● Exercise prompt
Retype every line from the start of the data down to and including the line with "from matplotlib.ticker import FixedLocator". Skip the pictures.

● Source excerpt

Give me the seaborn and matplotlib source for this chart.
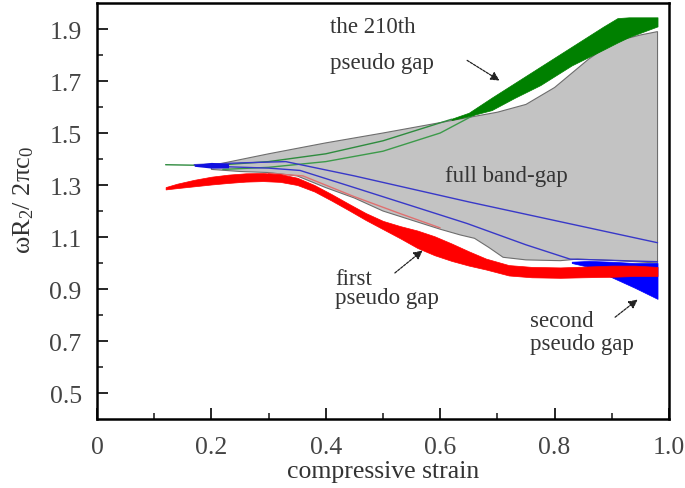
import numpy as np
import pandas as pd
import matplotlib
matplotlib.use("Agg")
import matplotlib.pyplot as plt
import seaborn as sns
from matplotlib.ticker import FixedLocator

# ---------------- data ----------------
# full band-gap region (gray)
gray_x_up = [0.20, 0.30, 0.40, 0.50, 0.60, 0.65, 0.70, 0.75, 0.80, 0.83, 0.86, 0.89, 0.92, 0.95, 0.98]
gray_y_up = [1.375, 1.42, 1.462, 1.50, 1.54, 1.56, 1.58, 1.61, 1.675, 1.73, 1.785, 1.83, 1.86, 1.877, 1.89]
gray_x_lo = [0.20, 0.25, 0.30, 0.35, 0.40, 0.45, 0.50, 0.55, 0.60, 0.635, 0.66, 0.685, 0.71, 0.75, 0.81, 0.84, 0.90, 0.98]
gray_y_lo = [1.36, 1.352, 1.348, 1.335, 1.29, 1.25, 1.20, 1.165, 1.13, 1.108, 1.095, 1.06, 1.022, 1.012, 1.009, 1.015, 1.01, 1.0]

# first pseudo gap (red)
red_x   = [0.12, 0.14, 0.17, 0.20, 0.23, 0.26, 0.29, 0.32, 0.35, 0.38, 0.41, 0.44, 0.47, 0.50, 0.53, 0.56, 0.59, 0.62, 0.65, 0.68, 0.72, 0.76, 0.81, 0.85, 0.90, 0.94, 0.98]
red_top = [1.292, 1.305, 1.32, 1.332, 1.34, 1.345, 1.346, 1.342, 1.328, 1.30, 1.265, 1.228, 1.192, 1.162, 1.142, 1.125, 1.103, 1.075, 1.045, 1.017, 0.992, 0.985, 0.983, 0.986, 0.99, 0.99, 0.985]
red_bot = [1.283, 1.288, 1.295, 1.302, 1.308, 1.313, 1.315, 1.312, 1.30, 1.275, 1.24, 1.203, 1.165, 1.13, 1.095, 1.058, 1.03, 1.008, 0.99, 0.975, 0.952, 0.945, 0.943, 0.945, 0.947, 0.95, 0.95]

# second pseudo gap (blue)
blue_x   = [0.83, 0.86, 0.90, 0.94, 0.98]
blue_top = [1.005, 1.008, 1.005, 1.0, 1.0]
blue_bot = [1.0, 0.985, 0.945, 0.905, 0.862]
blue_l_x   = [0.17, 0.20, 0.23]
blue_l_top = [1.378, 1.387, 1.382]
blue_l_bot = [1.372, 1.365, 1.366]

# 210th pseudo gap (green)
green_x   = [0.62, 0.65, 0.69, 0.73, 0.775, 0.83, 0.885, 0.91, 0.93, 0.98]
green_top = [1.555, 1.578, 1.636, 1.692, 1.755, 1.832, 1.909, 1.942, 1.945, 1.945]
green_bot = [1.55, 1.565, 1.588, 1.635, 1.684, 1.76, 1.82, 1.848, 1.869, 1.91]

# thin band-edge lines
g1_x = [0.12, 0.20, 0.30, 0.40, 0.50, 0.62]
g1_y = [1.378, 1.375, 1.39, 1.42, 1.47, 1.553]
g2_x = [0.22, 0.30, 0.40, 0.50, 0.60, 0.66]
g2_y = [1.36, 1.368, 1.39, 1.43, 1.50, 1.57]
b1_x = [0.17, 0.25, 0.33, 0.45, 0.65, 0.98]
b1_y = [1.378, 1.385, 1.39, 1.335, 1.235, 1.078]
b2_x = [0.23, 0.30, 0.355, 0.45, 0.55, 0.647, 0.75, 0.827, 0.98]
b2_y = [1.37, 1.365, 1.356, 1.29, 1.22, 1.152, 1.07, 1.015, 1.005]
p_x = [0.30, 0.36, 0.45, 0.53, 0.60]
p_y = [1.345, 1.335, 1.255, 1.19, 1.135]

x_ticks = [0, 0.2, 0.4, 0.6, 0.8, 1.0]
x_ticklabels = ["0", "0.2", "0.4", "0.6", "0.8", "1.0"]
y_ticks = [0.5, 0.7, 0.9, 1.1, 1.3, 1.5, 1.7, 1.9]
y_ticklabels = ["0.5", "0.7", "0.9", "1.1", "1.3", "1.5", "1.7", "1.9"]

# ---------------- figure ----------------
sns.set_theme(style="white")
plt.rcParams["font.family"] = ["Liberation Serif", "DejaVu Serif"]
plt.rcParams["mathtext.fontset"] = "custom"
plt.rcParams["mathtext.rm"] = "Liberation Serif"
plt.rcParams["mathtext.it"] = "Liberation Serif"

fig = plt.figure(figsize=(6.85, 4.89), dpi=100)
ax = fig.add_axes([0.1416, 0.1411, 0.835, 0.8507])

gray_poly_x = np.concatenate([gray_x_up, [gray_x_lo[-1]], gray_x_lo[::-1]])
gray_poly_y = np.concatenate([gray_y_up, [gray_y_lo[-1]], gray_y_lo[::-1]])
ax.fill(gray_poly_x, gray_poly_y, facecolor="#c3c3c3", edgecolor="#6e6e6e", lw=0.8, zorder=1)

lines = pd.concat([
    pd.DataFrame({"x": g1_x, "y": g1_y, "id": "g1"}),
    pd.DataFrame({"x": g2_x, "y": g2_y, "id": "g2"}),
    pd.DataFrame({"x": b1_x, "y": b1_y, "id": "b1"}),
    pd.DataFrame({"x": b2_x, "y": b2_y, "id": "b2"}),
    pd.DataFrame({"x": p_x, "y": p_y, "id": "p"}),
])
sns.lineplot(data=lines, x="x", y="y", hue="id", sort=False, estimator=None,
             palette={"g1": "#2e8b3e", "g2": "#3c9a4a", "b1": "#3838c8", "b2": "#3838c8", "p": "#e07070"},
             linewidth=1.0, legend=False, ax=ax, zorder=2)

ax.fill_between(blue_l_x, blue_l_bot, blue_l_top, color="#1010e0", lw=0, zorder=3)
ax.fill_between(green_x, green_bot, green_top, color="#008000", lw=0.5, edgecolor="#008000", zorder=3)
ax.fill_between(blue_x, blue_bot, blue_top, color="#0000ff", lw=0.5, edgecolor="#0000ff", zorder=3)
ax.fill_between(red_x, red_bot, red_top, color="#ff0000", lw=0.5, edgecolor="#ff0000", zorder=4)

txt_color = "#353535"
fs = 16.5
ax.text(0.407, 1.908, "the 210th", fontsize=fs, color=txt_color, va="center", ha="left")
ax.text(0.407, 1.773, "pseudo gap", fontsize=fs, color=txt_color, va="center", ha="left")
ax.text(0.715, 1.337, "full band-gap", fontsize=fs, color=txt_color, va="center", ha="center", zorder=5)
ax.text(0.416, 0.94, "first", fontsize=fs, color=txt_color, va="center", ha="left")
ax.text(0.416, 0.867, "pseudo gap", fontsize=fs, color=txt_color, va="center", ha="left")
ax.text(0.757, 0.778, "second", fontsize=fs, color=txt_color, va="center", ha="left")
ax.text(0.757, 0.689, "pseudo gap", fontsize=fs, color=txt_color, va="center", ha="left")

arrow = dict(arrowstyle="-|>", color="#222222", lw=0.9, linestyle=(0, (2, 1)), mutation_scale=13)
ax.annotate("", xy=(0.708, 1.696), xytext=(0.643, 1.785), arrowprops=arrow, zorder=6)
ax.annotate("", xy=(0.573, 1.055), xytext=(0.517, 0.955), arrowprops=arrow, zorder=6)
ax.annotate("", xy=(0.949, 0.866), xytext=(0.902, 0.785), arrowprops=arrow, zorder=6)

ax.set_xlim(0, 1.0)
ax.set_ylim(0.4, 2.0)
ax.xaxis.set_major_locator(FixedLocator(x_ticks))
ax.set_xticklabels(x_ticklabels)
ax.xaxis.set_minor_locator(FixedLocator([0.1, 0.3, 0.5, 0.7, 0.9]))
ax.yaxis.set_major_locator(FixedLocator(y_ticks))
ax.set_yticklabels(y_ticklabels)
ax.yaxis.set_minor_locator(FixedLocator([0.6, 0.8, 1.0, 1.2, 1.4, 1.6, 1.8]))

ax.tick_params(axis="both", which="major", direction="in", length=8, width=1.4,
               labelsize=18.5, labelcolor="#444444", left=True, bottom=True, top=False, right=False)
ax.tick_params(axis="y", which="major", pad=11)
ax.tick_params(axis="x", which="major", pad=12)
ax.tick_params(axis="both", which="minor", direction="in", length=4.5, width=1.2,
               left=True, bottom=True, top=False, right=False)

for s in ax.spines.values():
    s.set_visible(True)
    s.set_color("black")
    s.set_linewidth(1.8)

ax.set_xlabel("compressive strain", fontsize=18.5, color="#333333")
ax.xaxis.set_label_coords(0.5, -0.098)
ax.set_ylabel("ωR$_2$/ 2πc$_0$", fontsize=19, color="#333333")
ax.yaxis.set_label_coords(-0.107, 0.53)

fig.savefig("out.png", dpi=100)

● Complete response
Give me the seaborn and matplotlib source for this chart.
import numpy as np
import pandas as pd
import matplotlib
matplotlib.use("Agg")
import matplotlib.pyplot as plt
import seaborn as sns
from matplotlib.ticker import FixedLocator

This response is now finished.